In amended Q&A 2, the DoD addressed the application of the MLA rule’s exemptions for credit transactions that are intended to finance the purchase of a motor vehicle or personal property when the credit is secured by the purchased motor vehicle or personal property. The amended question asked whether the exemptions would apply where the creditor simultaneously extends credit in an amount greater than the purchase price of the motor vehicle or personal property. The DoD’s amended answer stated that the exemptions are available where credit beyond the purchase price of the object is used to finance “any costs expressly related to that object…provided it does not also finance any credit-related product or service.”

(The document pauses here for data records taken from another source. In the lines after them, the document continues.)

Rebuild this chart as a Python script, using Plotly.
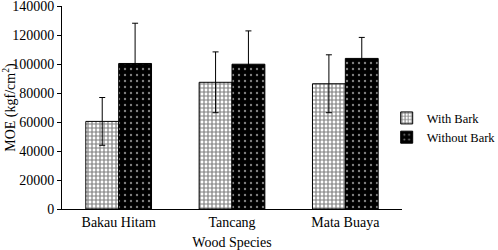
import plotly.graph_objects as go

categories = ["Bakau Hitam", "Tancang", "Mata Buaya"]
with_bark = [60500, 87500, 86500]
with_bark_sd = [16500, 21000, 20000]
without_bark = [100500, 100000, 104000]
without_bark_sd = [27800, 23000, 14500]
y_ticks = [0, 20000, 40000, 60000, 80000, 100000, 120000, 140000]

font = "Liberation Serif"

fig = go.Figure()
fig.add_trace(go.Bar(
    name="With Bark", x=categories, y=with_bark,
    error_y=dict(type="data", array=with_bark_sd, color="black", thickness=1, width=3),
    marker=dict(color="white", line=dict(color="black", width=1),
                pattern=dict(shape="+", fgcolor="black", bgcolor="white", size=4, solidity=0.5)),
))
fig.add_trace(go.Bar(
    name="Without Bark", x=categories, y=without_bark,
    error_y=dict(type="data", array=without_bark_sd, color="black", thickness=1, width=3),
    marker=dict(color="black", line=dict(color="black", width=1),
                pattern=dict(shape=".", fgcolor="white", bgcolor="black", size=6, solidity=0.12)),
))

fig.update_layout(
    width=498, height=250,
    margin=dict(l=62, r=96, t=6, b=41, autoexpand=False),
    paper_bgcolor="white", plot_bgcolor="white",
    barmode="group", bargap=0.42, bargroupgap=0,
    font=dict(family=font, size=14, color="black"),
    legend=dict(x=0.955, y=0.40, xanchor="left", yanchor="middle",
                font=dict(size=12.5, family=font), bgcolor="rgba(0,0,0,0)",
                borderwidth=0, itemwidth=30, tracegroupgap=0),
    xaxis=dict(
        title=dict(text="Wood Species", font=dict(size=14, family=font), standoff=13),
        showline=True, linecolor="black", linewidth=1, ticks="",
        showgrid=False, automargin=False,
        tickfont=dict(size=14, family=font),
    ),
    yaxis=dict(
        title=dict(text="MOE (kgf/cm<sup>2</sup>)", font=dict(size=14, family=font), standoff=4),
        range=[0, 140200], tickvals=y_ticks, ticktext=[str(v) for v in y_ticks],
        showline=True, linecolor="black", linewidth=1,
        ticks="outside", ticklen=4, tickcolor="black",
        showgrid=False, zeroline=False, automargin=False,
        ticklabeloverflow="allow",
        tickfont=dict(size=14, family=font),
    ),
)

fig.write_html("out.html", config={"displayModeBar": False},
               post_script="document.body.style.margin='0';document.body.style.overflow='hidden';")
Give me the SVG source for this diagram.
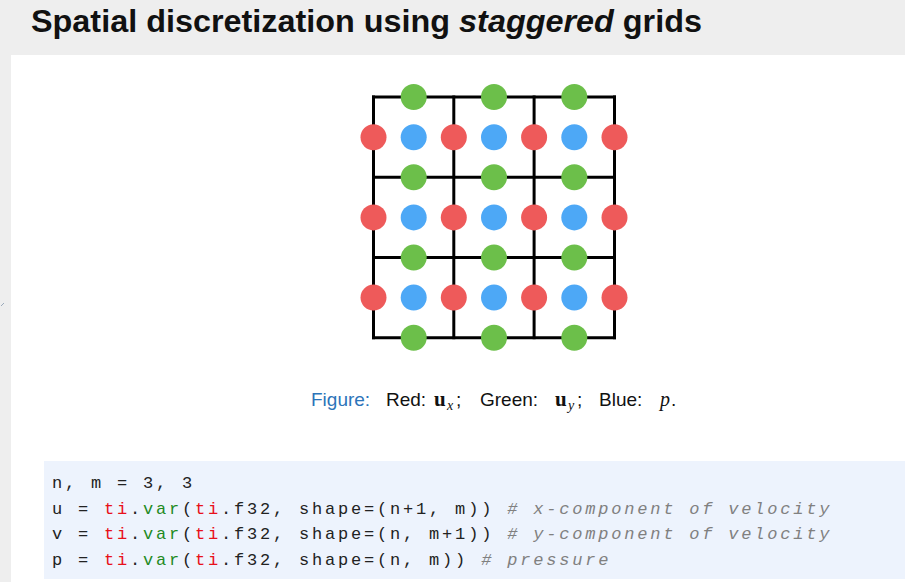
<svg xmlns="http://www.w3.org/2000/svg" width="905" height="582" viewBox="0 0 905 582">
<style>
.title{font-family:"Liberation Sans",Arial,sans-serif;font-weight:bold;font-size:31px;fill:#111}
.grid line{stroke:#000;stroke-width:3;stroke-linecap:square}
.r{fill:#ee5a5a}
.g{fill:#6cbf4a}
.b{fill:#4da8f6}
.cap{font-family:"Liberation Sans",Arial,sans-serif;font-size:19px;fill:#111}
.mb{font-family:"Liberation Serif","Times New Roman",serif;font-weight:bold;font-size:21px}
.mi{font-family:"Liberation Serif","Times New Roman",serif;font-style:italic}
.code{font-family:"Liberation Mono","Courier New",monospace;font-size:17px;letter-spacing:2.8px;fill:#222}
.k{fill:#e8101a}
.f{fill:#1f8a1f}
.c{fill:#808080;font-style:italic}
</style>
<rect width="905" height="582" fill="#eeeeee"/>
<rect x="11" y="55" width="894" height="527" fill="#ffffff"/>
<line x1="1" y1="306" x2="4" y2="303" stroke="#9aaabb" stroke-width="1"/>
<text class="title" x="31" y="32" textLength="671" lengthAdjust="spacingAndGlyphs">Spatial discretization using <tspan font-style="italic">staggered</tspan> grids</text>

<g id="grid" class="grid">
<line x1="373.5" y1="97" x2="614.5" y2="97"/>
<line x1="373.5" y1="177.3" x2="614.5" y2="177.3"/>
<line x1="373.5" y1="257.6" x2="614.5" y2="257.6"/>
<line x1="373.5" y1="337.7" x2="614.5" y2="337.7"/>
<line x1="373.5" y1="97" x2="373.5" y2="337.7"/>
<line x1="453.8" y1="97" x2="453.8" y2="337.7"/>
<line x1="534.1" y1="97" x2="534.1" y2="337.7"/>
<line x1="614.5" y1="97" x2="614.5" y2="337.7"/>
</g>

<g id="ux">
<circle class="r" cx="373.5" cy="137.2" r="13"/><circle class="r" cx="453.8" cy="137.2" r="13"/><circle class="r" cx="534.1" cy="137.2" r="13"/><circle class="r" cx="614.5" cy="137.2" r="13"/>
<circle class="r" cx="373.5" cy="217.4" r="13"/><circle class="r" cx="453.8" cy="217.4" r="13"/><circle class="r" cx="534.1" cy="217.4" r="13"/><circle class="r" cx="614.5" cy="217.4" r="13"/>
<circle class="r" cx="373.5" cy="297.6" r="13"/><circle class="r" cx="453.8" cy="297.6" r="13"/><circle class="r" cx="534.1" cy="297.6" r="13"/><circle class="r" cx="614.5" cy="297.6" r="13"/>
</g>
<g id="uy">
<circle class="g" cx="413.7" cy="97" r="13"/><circle class="g" cx="494" cy="97" r="13"/><circle class="g" cx="574.3" cy="97" r="13"/>
<circle class="g" cx="413.7" cy="177.3" r="13"/><circle class="g" cx="494" cy="177.3" r="13"/><circle class="g" cx="574.3" cy="177.3" r="13"/>
<circle class="g" cx="413.7" cy="257.6" r="13"/><circle class="g" cx="494" cy="257.6" r="13"/><circle class="g" cx="574.3" cy="257.6" r="13"/>
<circle class="g" cx="413.7" cy="337.7" r="13"/><circle class="g" cx="494" cy="337.7" r="13"/><circle class="g" cx="574.3" cy="337.7" r="13"/>
</g>
<g id="p">
<circle class="b" cx="413.7" cy="137.2" r="13"/><circle class="b" cx="494" cy="137.2" r="13"/><circle class="b" cx="574.3" cy="137.2" r="13"/>
<circle class="b" cx="413.7" cy="217.4" r="13"/><circle class="b" cx="494" cy="217.4" r="13"/><circle class="b" cx="574.3" cy="217.4" r="13"/>
<circle class="b" cx="413.7" cy="297.6" r="13"/><circle class="b" cx="494" cy="297.6" r="13"/><circle class="b" cx="574.3" cy="297.6" r="13"/>
</g>

<g id="caption">
<text class="cap" y="406"><tspan x="311" fill="#2c74b9">Figure:</tspan><tspan x="386">Red:</tspan><tspan x="434" class="mb">u</tspan><tspan x="447" class="mi" font-size="14" dy="3.5">x</tspan><tspan x="456" dy="-3.5">;</tspan><tspan x="480">Green:</tspan><tspan x="555" class="mb">u</tspan><tspan x="568" class="mi" font-size="14" dy="3.5">y</tspan><tspan x="577" dy="-3.5">;</tspan><tspan x="599">Blue:</tspan><tspan x="660" class="mi" font-size="20">p</tspan><tspan x="671">.</tspan></text>
</g>

<g id="code">
<rect x="44" y="461" width="861" height="118" fill="#edf3fd"/>
<text class="code" x="52" y="488">n, m = 3, 3</text>
<text class="code" x="52" y="513.5">u = <tspan class="k">ti</tspan>.<tspan class="f">var</tspan>(<tspan class="k">ti</tspan>.f32, shape=(n+1, m)) <tspan class="c"># x-component of velocity</tspan></text>
<text class="code" x="52" y="539">v = <tspan class="k">ti</tspan>.<tspan class="f">var</tspan>(<tspan class="k">ti</tspan>.f32, shape=(n, m+1)) <tspan class="c"># y-component of velocity</tspan></text>
<text class="code" x="52" y="564.5">p = <tspan class="k">ti</tspan>.<tspan class="f">var</tspan>(<tspan class="k">ti</tspan>.f32, shape=(n, m)) <tspan class="c"># pressure</tspan></text>
</g>
</svg>
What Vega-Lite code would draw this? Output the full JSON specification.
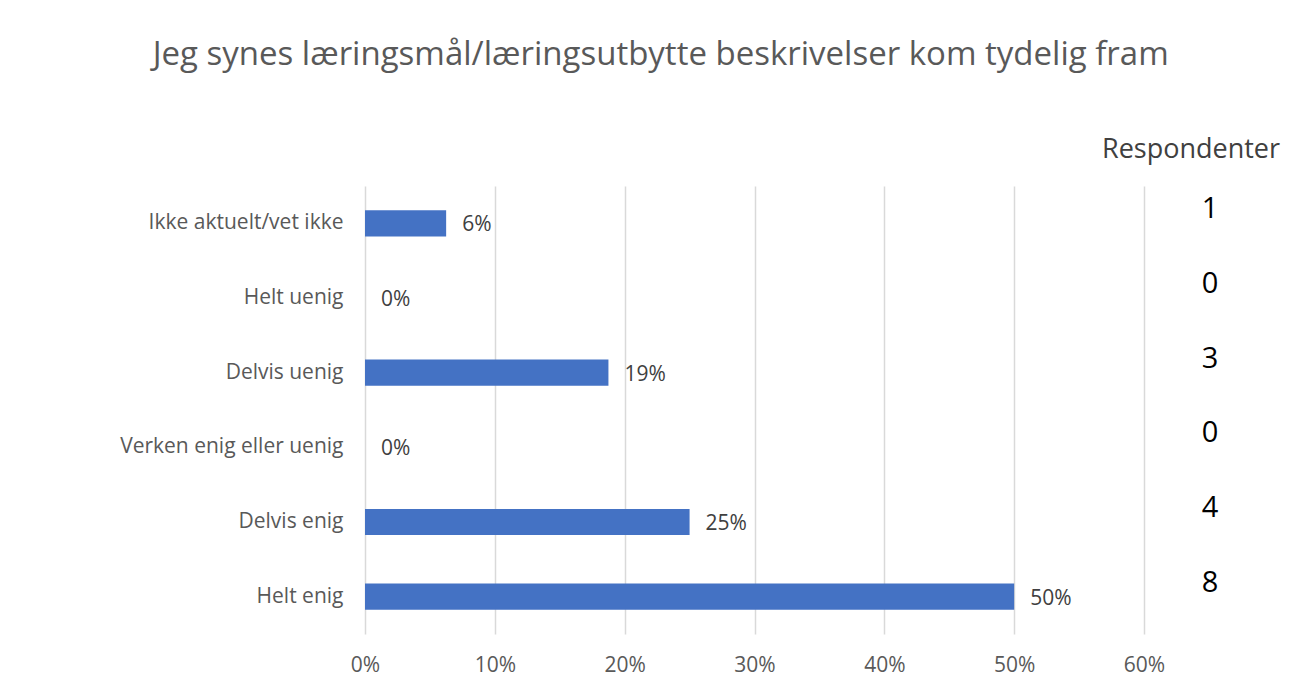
{
  "$schema": "https://vega.github.io/schema/vega-lite/v6.json",
  "background": "white",
  "padding": {"left": 119, "top": 39, "right": 8, "bottom": 10},
  "title": {
    "text": "Jeg synes læringsmål/læringsutbytte beskrivelser kom tydelig fram",
    "font": "Open Sans",
    "fontSize": 33,
    "fontWeight": "normal",
    "color": "#595959",
    "anchor": "start",
    "frame": "bounds",
    "dx": 33,
    "offset": 64
  },
  "datasets": {
    "d": [
      {"kategori": "Ikke aktuelt/vet ikke", "andel": 0.0625, "antall": 1},
      {"kategori": "Helt uenig", "andel": 0, "antall": 0},
      {"kategori": "Delvis uenig", "andel": 0.1875, "antall": 3},
      {"kategori": "Verken enig eller uenig", "andel": 0, "antall": 0},
      {"kategori": "Delvis enig", "andel": 0.25, "antall": 4},
      {"kategori": "Helt enig", "andel": 0.5, "antall": 8}
    ]
  },
  "data": {"name": "d"},
  "spacing": -65,
  "hconcat": [
    {
      "width": 779,
      "height": 448,
      "encoding": {
        "y": {
          "field": "kategori",
          "type": "nominal",
          "sort": null,
          "scale": {"paddingInner": 0.65, "paddingOuter": 0.325},
          "axis": {
            "title": null,
            "ticks": false,
            "domain": false,
            "labelPadding": 22,
            "labelFont": "Open Sans",
            "labelFontSize": 21,
            "labelColor": "#595959",
            "labelLimit": 400
          }
        },
        "x": {
          "field": "andel",
          "type": "quantitative",
          "scale": {"domain": [0, 0.6], "nice": false},
          "axis": {
            "title": null,
            "format": ".0%",
            "values": [0, 0.1, 0.2, 0.3, 0.4, 0.5, 0.6],
            "ticks": false,
            "domain": false,
            "grid": true,
            "gridColor": "#d9d9d9",
            "gridWidth": 1.5,
            "labelFlush": false,
            "labelPadding": 20,
            "labelFont": "Open Sans",
            "labelFontSize": 21,
            "labelColor": "#595959"
          }
        }
      },
      "layer": [
        {"mark": {"type": "bar", "color": "#4472C4"}},
        {
          "mark": {
            "type": "text",
            "align": "left",
            "baseline": "middle",
            "dx": 16,
            "dy": 2,
            "font": "Open Sans",
            "fontSize": 21,
            "color": "#404040"
          },
          "encoding": {"text": {"field": "andel", "type": "quantitative", "format": ".0%"}}
        }
      ]
    },
    {
      "width": 132,
      "height": 448,
      "title": {
        "text": "Respondenter",
        "font": "Open Sans",
        "fontSize": 27,
        "fontWeight": "normal",
        "color": "#404040",
        "anchor": "middle",
        "dx": -40,
        "offset": 22
      },
      "mark": {
        "type": "text",
        "align": "center",
        "baseline": "middle",
        "dx": -21,
        "dy": -14,
        "font": "Open Sans",
        "fontSize": 29,
        "color": "#000000"
      },
      "encoding": {
        "y": {
          "field": "kategori",
          "type": "nominal",
          "sort": null,
          "scale": {"paddingInner": 0.65, "paddingOuter": 0.325},
          "axis": null
        },
        "text": {"field": "antall", "type": "quantitative"}
      }
    }
  ],
  "config": {
    "view": {"stroke": null}
  }
}
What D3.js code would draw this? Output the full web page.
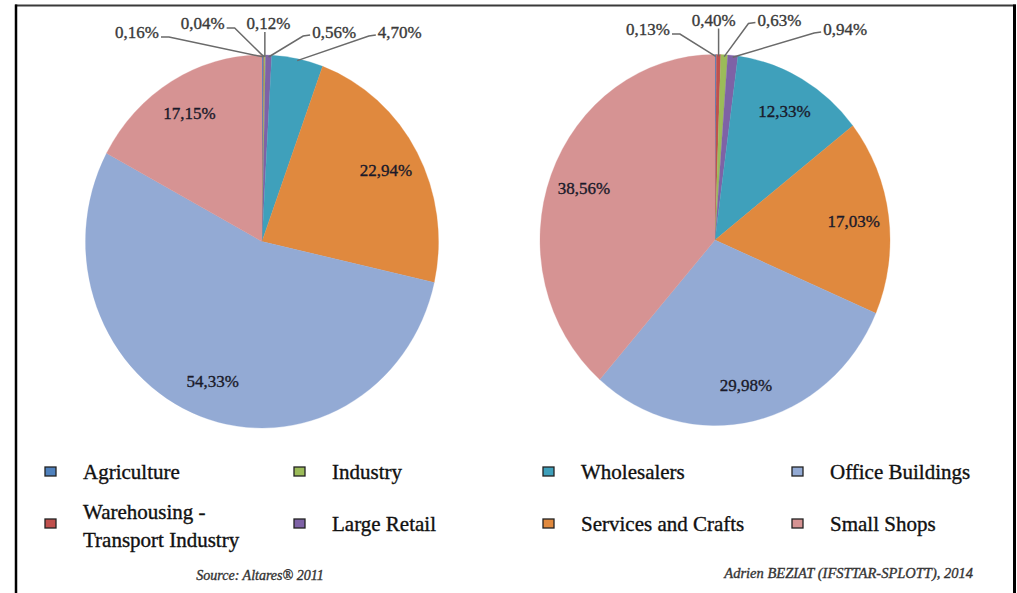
<!DOCTYPE html>
<html>
<head>
<meta charset="utf-8">
<script src="https://cdn.jsdelivr.net/npm/d3@7/dist/d3.min.js"></script>
<style>
  html, body { margin: 0; padding: 0; background: #fff; }
  svg { display: block; }
  text { font-family: "Liberation Serif", "Times New Roman", "DejaVu Serif", serif; }
</style>
</head>
<body>
<svg id="chart" width="1017" height="593"></svg>
<script>
// ---- data ----
const categories = [
  "Agriculture",
  "Warehousing - Transport Industry",
  "Industry",
  "Large Retail",
  "Wholesalers",
  "Services and Crafts",
  "Office Buildings",
  "Small Shops"
];
// left pie (shares, %)
const leftShares = [0.16, 0.04, 0.12, 0.56, 4.70, 22.94, 54.33, 17.15];
// right pie (shares, %)
const rightShares = [0.13, 0.40, 0.63, 0.94, 12.33, 17.03, 29.98, 38.56];
const legendLabels = [
  ["Agriculture"],
  ["Warehousing -", "Transport Industry"],
  ["Industry"],
  ["Large Retail"],
  ["Wholesalers"],
  ["Services and Crafts"],
  ["Office Buildings"],
  ["Small Shops"]
];
const sourceText = "Source: Altares\u00AE 2011";
const authorText = "Adrien BEZIAT (IFSTTAR-SPLOTT), 2014";

// ---- styles ----
const palette = ["#4f81bd", "#c0504d", "#9bbb59", "#7e62a6", "#3fa0bb", "#e0893e", "#93aad4", "#d69393"];
const color = d3.scaleOrdinal().domain(categories).range(palette);

const locale = d3.formatLocale({decimal: ",", thousands: " ", grouping: [3], currency: ["", ""]});
const fmt = v => locale.format(".2f")(v) + "%";

const svg = d3.select("#chart");
svg.append("rect").attr("width", 1017).attr("height", 593).attr("fill", "#fff");

// frame
svg.append("line").attr("x1", 15).attr("x2", 1016).attr("y1", 5.5).attr("y2", 5.5)
  .attr("stroke", "#3a3a3a").attr("stroke-width", 2);
svg.append("line").attr("x1", 16).attr("x2", 16).attr("y1", 4.5).attr("y2", 593)
  .attr("stroke", "#000").attr("stroke-width", 2.5);
svg.append("line").attr("x1", 1014.5).attr("x2", 1014.5).attr("y1", 4.5).attr("y2", 593)
  .attr("stroke", "#000").attr("stroke-width", 3);

const pie = d3.pie().sort(null).value(d => d.v);

function heavy(sel, c) {
  return sel.attr("fill", c).attr("stroke", c).attr("stroke-width", 0.35);
}

function drawPie(values, cfg) {
  const data = values.map((v, i) => ({cat: categories[i], v}));
  const arcs = pie(data);
  const rx = cfg.rx, ry = cfg.ry, k = ry / rx;
  const g = svg.append("g").attr("transform", `translate(${cfg.cx},${cfg.cy})`);
  const slices = g.append("g").attr("transform", `scale(1,${k})`);
  const arc = d3.arc().innerRadius(0).outerRadius(rx);
  slices.selectAll("path").data(arcs).join("path")
    .attr("d", arc)
    .attr("fill", d => color(d.data.cat))
    .attr("stroke", d => color(d.data.cat))
    .attr("stroke-width", 0.3);

  // inside labels
  const labelArc = d3.arc().innerRadius(rx * 0.8).outerRadius(rx * 0.8);
  const big = arcs.filter(d => d.data.v >= 5);
  heavy(g.selectAll("text.in").data(big).join("text")
    .attr("class", "in")
    .attr("x", d => labelArc.centroid(d)[0])
    .attr("y", d => labelArc.centroid(d)[1] * k)
    .attr("dy", "0.35em")
    .attr("text-anchor", "middle")
    .attr("font-size", 17), "#1a1a2a")
    .text(d => fmt(d.data.v));

  // outside labels with leader lines
  const small = arcs.filter(d => d.data.v < 5);
  const spacing = 65.7;
  small.forEach((d, i) => {
    const lx = cfg.labelStart + i * spacing;              // relative to centre
    const base = (i === 1 || i === 2) ? cfg.innerBase : cfg.outerBase; // absolute baseline
    const by = base - cfg.cy;
    const t = heavy(g.append("text")
      .attr("x", lx).attr("y", by)
      .attr("text-anchor", "middle")
      .attr("font-size", 17), "#3a3a3a")
      .text(fmt(d.data.v));
    const w = t.node().getComputedTextLength();
    const a = (d.startAngle + d.endAngle) / 2;
    const px = Math.sin(a) * rx * 0.99;
    const py = -Math.cos(a) * ry * 0.99;
    let pts;
    if (Math.abs(lx - px) < 12) {
      pts = [[px, by + 3], [px, py]];
    } else if (lx < px) {
      const sx = lx + w / 2 + 2, sy = by - 1;
      pts = [[sx, sy], [sx + 8, sy], [px, py]];
    } else {
      const sx = lx - w / 2 - 2, sy = by - 3;
      pts = [[sx, sy], [sx - 7, sy + 1], [px, py]];
    }
    g.append("path")
      .attr("d", d3.line()(pts))
      .attr("fill", "none")
      .attr("stroke", "#6a6a6a")
      .attr("stroke-width", 1.5);
  });
}

drawPie(leftShares, {cx: 262, cy: 241.5, rx: 176.5, ry: 186.5, labelStart: -125, innerBase: 29, outerBase: 38});
drawPie(rightShares, {cx: 715, cy: 240, rx: 175, ry: 185.5, labelStart: -67, innerBase: 25.5, outerBase: 35});

// legend
const legend = svg.append("g");
const rowBase = [479, 531];
categories.forEach((c, i) => {
  const col = Math.floor(i / 2), row = i % 2;
  const mx = 45 + col * 249;
  const base = rowBase[row];
  legend.append("rect")
    .attr("x", mx).attr("y", base - 12).attr("width", 11).attr("height", 9)
    .attr("fill", color(c)).attr("stroke", "#222").attr("stroke-width", 1.3);
  const lines = legendLabels[i];
  const t = heavy(legend.append("text").attr("font-size", 21), "#111");
  if (lines.length === 1) {
    t.append("tspan").attr("x", mx + 38).attr("y", base).text(lines[0]);
  } else {
    t.append("tspan").attr("x", mx + 38).attr("y", base - 12).text(lines[0]);
    t.append("tspan").attr("x", mx + 38).attr("y", base + 16).text(lines[1]);
  }
});

heavy(svg.append("text")
  .attr("x", 260).attr("y", 580)
  .attr("text-anchor", "middle")
  .attr("font-style", "italic")
  .attr("font-size", 14), "#333")
  .text(sourceText);

heavy(svg.append("text")
  .attr("x", 973).attr("y", 578)
  .attr("text-anchor", "end")
  .attr("font-style", "italic")
  .attr("font-size", 14.5), "#333")
  .text(authorText);
</script>
</body>
</html>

In the amended interpretive rule, the DoD used a credit transaction that finances the purchase of a motor vehicle (and is secured by that vehicle) and also finances optional leather seats and an extended vehicle warranty as an example of a credit transaction that would be eligible for the MLA exemption. In contrast, the DoD used a credit transaction that includes financing for GAP insurance or a credit insurance premium as an example of a credit transaction that would not be exempt from the MLA.
In its letter, NADA references a meeting that the DoD held with NADA and other petitioning trade groups in September 2018 at which the DoD indicated that in deciding whether to withdraw Q&A 2, its primary consideration would be the impact of Q&A 2 on active duty service members. NADA previously asserted to DoD that Q&A 2 has caused dealers throughout the country to discontinue offering GAP insurance to service members covered by the MLA, thereby exposing service members “to significant and unexpected liability that occurs when their vehicles are declared a total loss.”
NADA’s letter provides data “developed by a finance source that engages in indirect vehicle financing transactions.” NADA states that the financing source analyzed (1) its retail installment sales contracts (RISCs) with active duty servicemembers whose vehicles were declared a total loss by comparing the period before Q&A 2 was issued (in which it took assignments of RISCs involving GAP insurance) and the period after the issuance of Q&A 2 (when it no longer took such assignments), and (2) the marketwide impact of Q&A 2 “based on its informed understanding and assessment of the marketplace.” According to NADA, this analysis found that Q&A 2 “has exposed approximately 5,000 [active duty servicemembers] who purchased and financed vehicles in 2018 to approximately $15 million in liability from total loss occurrences.”